It wasn’t until a few years later I was given the luxury of a bridle that the old guy had been given from someone else. About a year later – a saddle. Oh my God a SADDLE!! 

He allowed us to use them on the condition we traipsed to and from his house with it every day. _“You’re not tekkin id ‘ome so don’t even bloody ask!”_

I struggled like hell to work out how to tack up, using a “How to care for horses” book as a guide with my friend. The two of us spent ages working out which bits went where from following step by step illustrations.

The more privileged horse and pony owners commonly referred to kids such as myself as “Tinkers”, in that we were as poor as ****house rats and looked every bit the part. The DIY halter and lead rein I cunningly made was nicknamed “Tinkertack” and in time, became a word used to describe any rough looking or cheap tack. 

Anyway, just a couple of years after we first designed the said "brand", we were walking to pick up the tack and saw the fields empty and the gate wide open. Worried sick that someone had let the horses out, we ran to the elderly gent’s house and found out he’d died. His daughter had sold the land, the horses and the tack within 48hrs of his death. 

For the next couple of years, we were occasionally allowed to ride other people’s horses and for the first time, hacked out on horses that had... wait for it – *SHOES!!* :lol::lol:

The clippety clop of shoes on tarmac and the smell of real tack was alien to us but it only made our love of riding grow even stronger. 
When the owners couldn’t be bothered to ride or weren’t keen on going out in bad weather, they let us take their horses out and we’d gallop across muddy football pitches, jump fallen logs and streams and generally have an absolute ball. 

Most of these snooty horse owners (which they were!) would initially praise my riding ability when I jumped on the back of a horse they described as _“too wick for someone your age”_ but their attitude changed the moment they heard I learned to ride.

As I grew older, I wanted to learn how to properly care for horses and somehow ended up having a “proper” riding lesson – and I hated it. The instructor made it the least enjoyable experience I ever had on a horse and I ditched after the third one. I’m sure her beef was with the way I learned to ride in the first place. She didn’t understand how or why I could ride so well, jump fallen logs and streams bareback etc, and yet not grasp the concept of riding a well-schooled horse from one letter to another.

Gradually, I started spending less and less time with horses because I had to. I couldn’t afford one of my own and no longer knew anyone else that did. I also found that the only horsey people I did know where soul destroying and intimidating.
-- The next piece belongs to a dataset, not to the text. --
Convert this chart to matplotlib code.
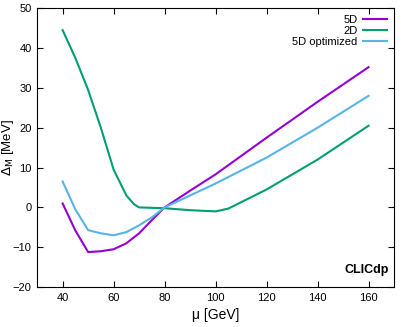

They looked down on me and made no attempt to hide it either and so I quietly slipped out and away from the scene. 

For almost twenty years I have been yearning to ride or even just spend time around horses, mucking out, grooming and doing all the less than pleasurable things that need doing nevertheless. 

I stop to stroke every horse I see in a field, view horses and ponies for sale or loan in our area and watch in envy as riders pass by on a stunning four-legged friend.


My daughter hasn't ever really been around horses to get the bug but she knows how much I adore the beautiful creatures and would love to see me with my own. 

Despite having not sat on a horse for well over twenty years, I have promised myself faithfully that I’ll get back into it within the next year or two, so I can learn how to properly care for horses and then once I’m capable and can afford to splash out and not rely on tinke- tack, I will buy one of my own. 

I can’t tell you how happy I will be when I eventually have to drag myself out of bed 5am to muck out and feed a horse. 

I *need* to do this and I’m _*going*_ to do it. I don’t doubt for a minute I will still encounter the same level of snobbery and prejudice as I did all those years ago, especially considering I live in what is generally considered an affluent area.

The difference this time round however is that I’m older, much more confident than most and have long since stopped caring what others think.:lol:

Watch this space!

_Tinks_ xxx :mrgreen:


----------



## Tinkertack (Mar 10, 2011)

Well, yesterday I got in touch with an old friend who has several horses on a yard which is probably less than two miles away from where I live. 

Her prize purchase is an ex West Yorkshire Police horse whom I will be meeting this weekend!


----------



## apachewhitesox (Dec 9, 2010)

woohoo good luck!!


----------



## tinyliny (Oct 31, 2009)

Thank you for sharing that wonderful story. I hope you keep a written record of that for you kids.

I wil love to hear how it feels for you to once again get on a horse's back.


----------